Sébastien, le chef de patrouille n'avait pas pu les dissuader de s'engager dans ce lieu dangereux car ils le fuyaient, lui et ses cinq collègues.
On aurait pu se demander aussi pourquoi les policiers arrivaient armés … et on aurait pu répondre qu'ils arrivaient sur ce qui leur était annoncé comme un cambriolage en réunion.
Le drame là encore était venu d'ailleurs. De la dénégation d'un ministre de l'Intérieur qui affirmait le lendemain matin que la police arrivait pour une tentative de cambriolage et qu'à leur arrivée, plusieurs jeunes avaient pris la fuite mais que les policiers ne les avaient pas physiquement poursuivis. Le soir, ça n'était plus un cambriolage mais l'interpellation de six jeunes pour une dégradation de cabane de chantier qui était invoquée… la hauteur des murs enjambés varia ces deux jours entre trois et cinq mètres, ainsi que leur nombre. Sa hauteur réelle était de deux mètres cinquante. contrairement à celui de Ville-Sur-Lumes, le mur n'était pas surmonté de fil barbelé..
Couvrant "ses" policiers de la sorte, par des propos contradictoires, Nicolas Sarkozy en faisait des suspects parfaits aux yeux des populations de Clichy, après en avoir fait des agents de répression plutôt que de prévention.
Depuis trois ans, il avait régulièrement reproché à des hauts fonctionnaires de police, à Paris et à Toulouse, ainsi qu'à des maires de faire des policiers des éducateurs. Des formules chocs, comme souvent: "la vocation de la police n'est pas de jouer au basket avec les délinquants". Pour lui, les policiers devaient nettoyer les cités, multiplier les interventions, les "affaires" , certains diraient "faire du chiffre". Méthode simple: une affaire, un bâton. Trois détentions de stupéfiants, trois bâtons, un financement illicite de campagne présidentielle,un bâton.
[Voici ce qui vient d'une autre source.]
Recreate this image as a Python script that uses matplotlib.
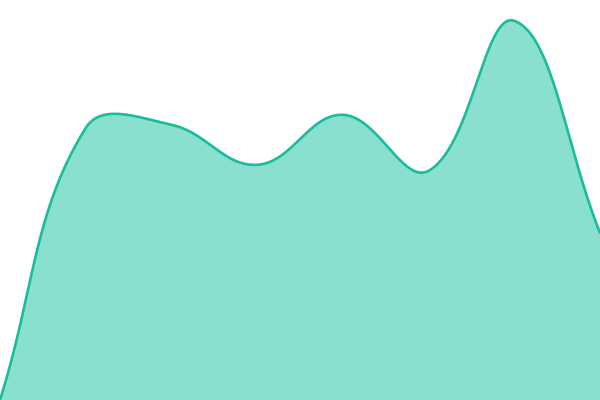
import matplotlib
matplotlib.use('Agg')
import matplotlib.pyplot as plt
import numpy as np

# one value per point, y axis 0..100
labels = ['P1', 'P2', 'P3', 'P4', 'P5', 'P6', 'P7', 'P8']
values = [0, 68, 68.8, 58.8, 71.3, 57.3, 94.8, 41.8]

LINE_COL = '#1abc9c'
FILL_COL = '#8ae0cf'
TENSION = 0.4
W, H = 600, 400


def spline_controls(pts, t):
    # Chart.js style control points, computed in pixel space
    n = len(pts)
    ctrls = []
    prev = pts[0]
    for i in range(n):
        cur = pts[i]
        nxt = pts[min(i + 1, n - 1)]
        d01 = np.hypot(*(cur - prev))
        d12 = np.hypot(*(nxt - cur))
        tot = d01 + d12
        s01 = d01 / tot if tot else 0
        s12 = d12 / tot if tot else 0
        c_prev = cur - t * s01 * (nxt - prev)
        c_next = cur + t * s12 * (nxt - prev)
        c_prev = np.clip(c_prev, [0, 0], [W, H])
        c_next = np.clip(c_next, [0, 0], [W, H])
        ctrls.append((c_prev, c_next))
        prev = cur
    return ctrls


def smooth_curve(xs, ys):
    pts = np.column_stack([xs, ys])
    ctrls = spline_controls(pts, TENSION)
    tt = np.linspace(0, 1, 60)[:, None]
    out = []
    for i in range(len(pts) - 1):
        p0, p3 = pts[i], pts[i + 1]
        p1, p2 = ctrls[i][1], ctrls[i + 1][0]
        seg = ((1 - tt) ** 3 * p0 + 3 * (1 - tt) ** 2 * tt * p1
               + 3 * (1 - tt) * tt ** 2 * p2 + tt ** 3 * p3)
        out.append(seg if i == 0 else seg[1:])
    return np.vstack(out)


fig = plt.figure(figsize=(6, 4), dpi=100)
ax = fig.add_axes([0, 0, 1, 1])
ax.set_xlim(0, len(values) - 1)
ax.set_ylim(0, 100)
ax.axis('off')

# to pixels, smooth, back to data units
xs_px = np.arange(len(values)) * W / (len(values) - 1)
ys_px = np.array(values) * H / 100.0
curve = smooth_curve(xs_px, ys_px)
cx = curve[:, 0] * (len(values) - 1) / W
cy = curve[:, 1] * 100.0 / H

ax.fill_between(cx, 0, cy, color=FILL_COL, linewidth=0)
ax.plot(cx, cy, color=LINE_COL, lw=1.9, solid_capstyle='round')

fig.savefig('out.png', dpi=100)
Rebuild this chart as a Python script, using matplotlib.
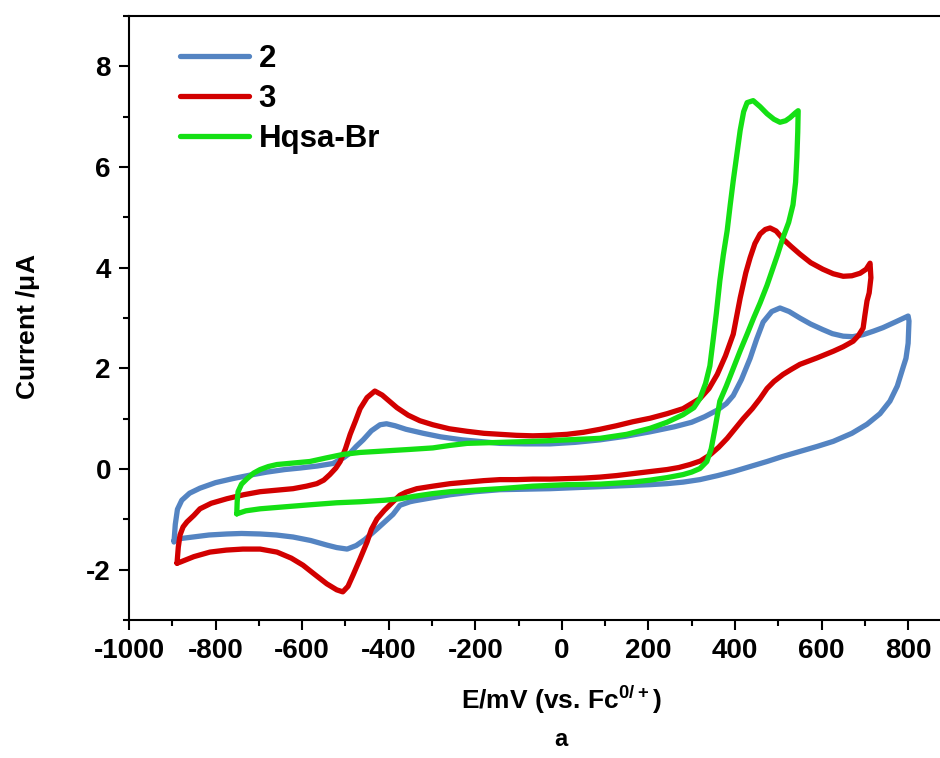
import matplotlib
matplotlib.use('Agg')
import matplotlib.pyplot as plt
from matplotlib.ticker import MultipleLocator

plt.rcParams['font.family'] = ['Liberation Sans', 'DejaVu Sans']
plt.rcParams['font.weight'] = 'bold'
plt.rcParams['mathtext.fontset'] = 'custom'
plt.rcParams['mathtext.rm'] = 'Liberation Sans:bold'
plt.rcParams['axes.unicode_minus'] = False

# ---- data (E in mV, current in uA), each a closed CV loop ----
e_2 = [-896, -893, -888, -878, -860, -836, -800, -760, -720, -681, -640, -605, -565, -529,
       -505, -489, -475, -459, -440, -420, -405, -385, -360, -320, -280, -230, -180, -143,
       -85, -27, 30, 88, 146, 204, 260, 300, 330, 359, 380, 396, 415, 435, 450, 465, 485,
       504, 525, 550, 575, 603, 625, 650, 672, 696, 720, 742, 770, 800,
       802, 800, 795, 788, 775, 758, 735, 705, 670, 627, 590, 550, 510, 474, 435, 396, 360,
       319, 280, 243, 204, 146, 88, 30, -27, -85, -143, -200, -258, -300, -340, -351, -374,
       -390, -427, -455, -475, -496, -520, -543, -580, -621, -660, -697, -740, -774, -815,
       -852, -880, -896]
i_2 = [-1.45, -1.10, -0.80, -0.62, -0.48, -0.38, -0.27, -0.19, -0.12, -0.06, -0.01, 0.02, 0.06, 0.11,
       0.22, 0.32, 0.45, 0.58, 0.76, 0.88, 0.90, 0.86, 0.79, 0.71, 0.64, 0.58, 0.54, 0.51,
       0.50, 0.50, 0.53, 0.58, 0.65, 0.74, 0.84, 0.93, 1.04, 1.17, 1.30, 1.46, 1.78, 2.20, 2.58, 2.92, 3.13,
       3.20, 3.13, 3.00, 2.88, 2.77, 2.69, 2.64, 2.63, 2.67, 2.74, 2.81, 2.92, 3.04,
       2.94, 2.50, 2.20, 2.01, 1.65, 1.35, 1.10, 0.89, 0.71, 0.55, 0.45, 0.35, 0.25, 0.15, 0.05, -0.05, -0.13,
       -0.21, -0.26, -0.29, -0.31, -0.33, -0.35, -0.37, -0.39, -0.40, -0.41, -0.45, -0.51, -0.57, -0.63, -0.65, -0.72,
       -0.90, -1.19, -1.40, -1.52, -1.59, -1.56, -1.51, -1.42, -1.35, -1.31, -1.29, -1.28, -1.29, -1.31,
       -1.35, -1.38, -1.42]

e_3 = [-889, -886, -882, -875, -866, -850, -836, -810, -774, -735, -697, -660, -621, -590, -566,
       -550, -536, -522, -512, -500, -489, -477, -466, -450, -432, -415, -400, -381, -355, -328,
       -298, -260, -219, -180, -143, -105, -67, -27, 12, 50, 88, 126, 164, 204, 243, 280, 319,
       340, 359, 378, 396, 412, 425, 435, 446, 458, 470, 481, 495, 511, 530, 550, 575, 603, 627,
       650, 670, 689, 703, 712,
       714, 710, 705, 700, 696, 685, 673, 650, 627, 590, 550, 530, 511, 490, 474, 458, 440, 419,
       400, 382, 362, 342, 320, 296, 270, 243, 204, 164, 126, 88, 50, 12, -27, -67, -105, -143,
       -180, -219, -258, -298, -335, -360, -374, -390, -410, -427, -440, -450, -466, -482, -494,
       -506, -520, -543, -570, -598, -625, -658, -697, -737, -775, -813, -850, -882, -889]
i_3 = [-1.87, -1.55, -1.31, -1.15, -1.05, -0.92, -0.79, -0.68, -0.59, -0.51, -0.45, -0.42, -0.39, -0.34, -0.29,
       -0.22, -0.11, 0.02, 0.15, 0.40, 0.69, 0.95, 1.20, 1.42, 1.55, 1.47, 1.36, 1.22, 1.07, 0.96,
       0.88, 0.80, 0.75, 0.71, 0.69, 0.67, 0.66, 0.67, 0.69, 0.73, 0.79, 0.86, 0.94, 1.01, 1.10, 1.20, 1.40,
       1.60, 1.88, 2.25, 2.68, 3.40, 3.90, 4.20, 4.48, 4.67, 4.76, 4.79, 4.73, 4.57, 4.42, 4.27, 4.10, 3.97, 3.88,
       3.83, 3.84, 3.89, 3.97, 4.09,
       3.80, 3.50, 3.34, 3.05, 2.80, 2.65, 2.54, 2.43, 2.34, 2.21, 2.08, 1.98, 1.88, 1.74, 1.60, 1.40, 1.20, 1.00,
       0.80, 0.61, 0.43, 0.28, 0.16, 0.09, 0.03, -0.01, -0.05, -0.09, -0.13, -0.16, -0.18, -0.19, -0.20, -0.20, -0.21, -0.21,
       -0.23, -0.26, -0.29, -0.34, -0.39, -0.46, -0.52, -0.65, -0.82, -0.99, -1.20, -1.45, -1.78, -2.10, -2.33,
       -2.44, -2.40, -2.28, -2.10, -1.91, -1.77, -1.65, -1.59, -1.59, -1.61, -1.65, -1.74, -1.85, -1.87]

e_hq = [-751, -750, -748, -740, -727, -712, -697, -678, -658, -620, -582, -545, -506, -466, -427,
        -390, -351, -298, -258, -219, -143, -67, 12, 88, 150, 204, 243, 280, 305, 319, 332, 342,
        350, 357, 365, 373, 382, 389, 396, 404, 412, 420, 428, 442, 458, 474, 490, 504, 517, 527,
        540, 546,
        545, 543, 540, 534, 524, 511, 498, 488, 474, 458, 443, 428, 412, 396, 380, 365, 354, 345,
        335, 319, 300, 280, 243, 204, 164, 126, 88, 12, -67, -143, -200, -258, -300, -340, -374,
        -410, -466, -520, -582, -640, -697, -730, -751]
i_hq = [-0.89, -0.65, -0.45, -0.30, -0.19, -0.08, -0.01, 0.05, 0.09, 0.12, 0.15, 0.22, 0.29, 0.33, 0.35,
        0.37, 0.39, 0.42, 0.47, 0.51, 0.53, 0.55, 0.58, 0.61, 0.69, 0.81, 0.93, 1.08, 1.22, 1.40, 1.70, 2.05,
        2.60, 3.10, 3.74, 4.25, 4.74, 5.25, 5.73, 6.23, 6.73, 7.10, 7.28, 7.32, 7.20, 7.06, 6.95, 6.89, 6.92, 6.98,
        7.08, 7.12,
        6.70, 6.20, 5.70, 5.25, 4.90, 4.60, 4.25, 4.00, 3.65, 3.30, 3.00, 2.68, 2.35, 2.00, 1.65, 1.35, 0.81, 0.40,
        0.15, 0.01, -0.06, -0.11, -0.17, -0.22, -0.26, -0.28, -0.30, -0.31, -0.34, -0.39, -0.42, -0.45, -0.49, -0.54, -0.59,
        -0.62, -0.65, -0.67, -0.71, -0.75, -0.79, -0.83, -0.89]

labels = ['2', '3', 'Hqsa-Br']
colors = ['#5484C2', '#D20000', '#14E014']
x_ticks = [-1000, -800, -600, -400, -200, 0, 200, 400, 600, 800]

fig = plt.figure(figsize=(9.4, 7.58), dpi=100)
# axes run past the right edge of the figure, as in the reference (right spine cut off)
ax = fig.add_axes([0.1372, 0.182, 0.921, 0.7968])

for e, i, lab, c in zip([e_2, e_3, e_hq], [i_2, i_3, i_hq], labels, colors):
    ax.plot(e, i, color=c, lw=3.8, label=lab, solid_joinstyle='round', solid_capstyle='round')

ax.set_xlim(-1000, 1000)
ax.set_ylim(-3, 9)
ax.set_xticks(x_ticks)
ax.xaxis.set_minor_locator(MultipleLocator(100))
ax.yaxis.set_major_locator(MultipleLocator(2))
ax.yaxis.set_minor_locator(MultipleLocator(1))
ax.tick_params(which='both', direction='out', width=1.5, top=False, right=False)
ax.tick_params(which='major', length=7, labelsize=20, pad=6)
ax.tick_params(which='minor', length=4.5)
for s in ax.spines.values():
    s.set_linewidth(1.5)

ax.set_xlabel(r'E/mV (vs. Fc$^{\rm 0/+}$)', fontsize=19, fontweight='bold', labelpad=14)
ax.set_ylabel(r'Current /$\rm\mu$A', fontsize=19, fontweight='bold')
ax.yaxis.set_label_coords(-0.100, 0.485)
fig.text(0.597, 0.016, 'a', fontsize=17, fontweight='bold', ha='center')

ax.legend(loc='upper left', bbox_to_anchor=(0.045, 0.975), frameon=False, fontsize=22.5,
          handlelength=2.2, handletextpad=0.3, labelspacing=0.32, borderaxespad=0)

plt.savefig('out.png', dpi=100)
Nettoyer les cités. Nettoyer. il y a deux sens à ce mot.
Le premier c'est laver. Laver la crasse. S'il y en a beaucoup ou qu'elle est incrustée, la nettoyer au Kärcher.
Le second sens, plus martial, c'est nettoyer une zone des éléments hostiles, des ennemis: une poche de résistance, une tranchée. Dans cette acception du terme, il y a deux camps, et un champ de bataille.
Cette méthode avait été énoncée deux ans plus tôt, et faute de résultats tangibles, le candidat en campagne multipliait les postures matamoresques à l'attention des électeurs qu'il visait, quitte à offenser les populations des quartiers populaires qui de toutes façons ne voteraient pas.
En même temps, les élus de la République avaient pratiqué des restrictions budgétaires dans les dotations aux services publics de proximité et aux associations depuis maintenant longtemps. Le ministre de la Ville Eric Raoult avait à l'époque bien résumé la politique de droite de la Ville: quand il reprochait sans rire le moins du monde à Didier Morville et à Bruno Lopes de ne pas assez investir dans "leur" quartier pour "éteindre l'incendie" après que les deux chanteurs aient été condamnés par un tribunal pour avoir chanté "qu'est-ce qu'on attend pour foutre le feu?". Les deux chanteurs lui avaient répondu qu'ils n'étaient pas Mère Térésa. Ils auraient pu tout aussi bien lui répondre qu'ils n'étaient pas ministres de la Ville.
C'était en 1996.
Trente ans plus tard, après vingt ans d'une politique de Kärcher on en est là: les quartiers les plus pauvres, où l'emploi est le plus compliqué, où la formation est moindre qu'ailleurs sont devenus des zones de guerre occasionnelle, les habitants des suspects, et les policiers des forces d'occupation. Le trafic de drogue n'a pas été enrayé, les drogues sont devenues de plus en plus "dures", le trafic d'armes s'est paraît-il amplifié si l'on en croit les médias. L'insécurité a progressé dans la rue, dans l'emploi, dans l'alimentation. Mais ce n'est toujours pas la faute de la société ni de l'État.
C'est encore et toujours la faute de Zyed, de Bouna, de Nahel, de Mounia, de Cedric et des autres habitants de ces quartiers.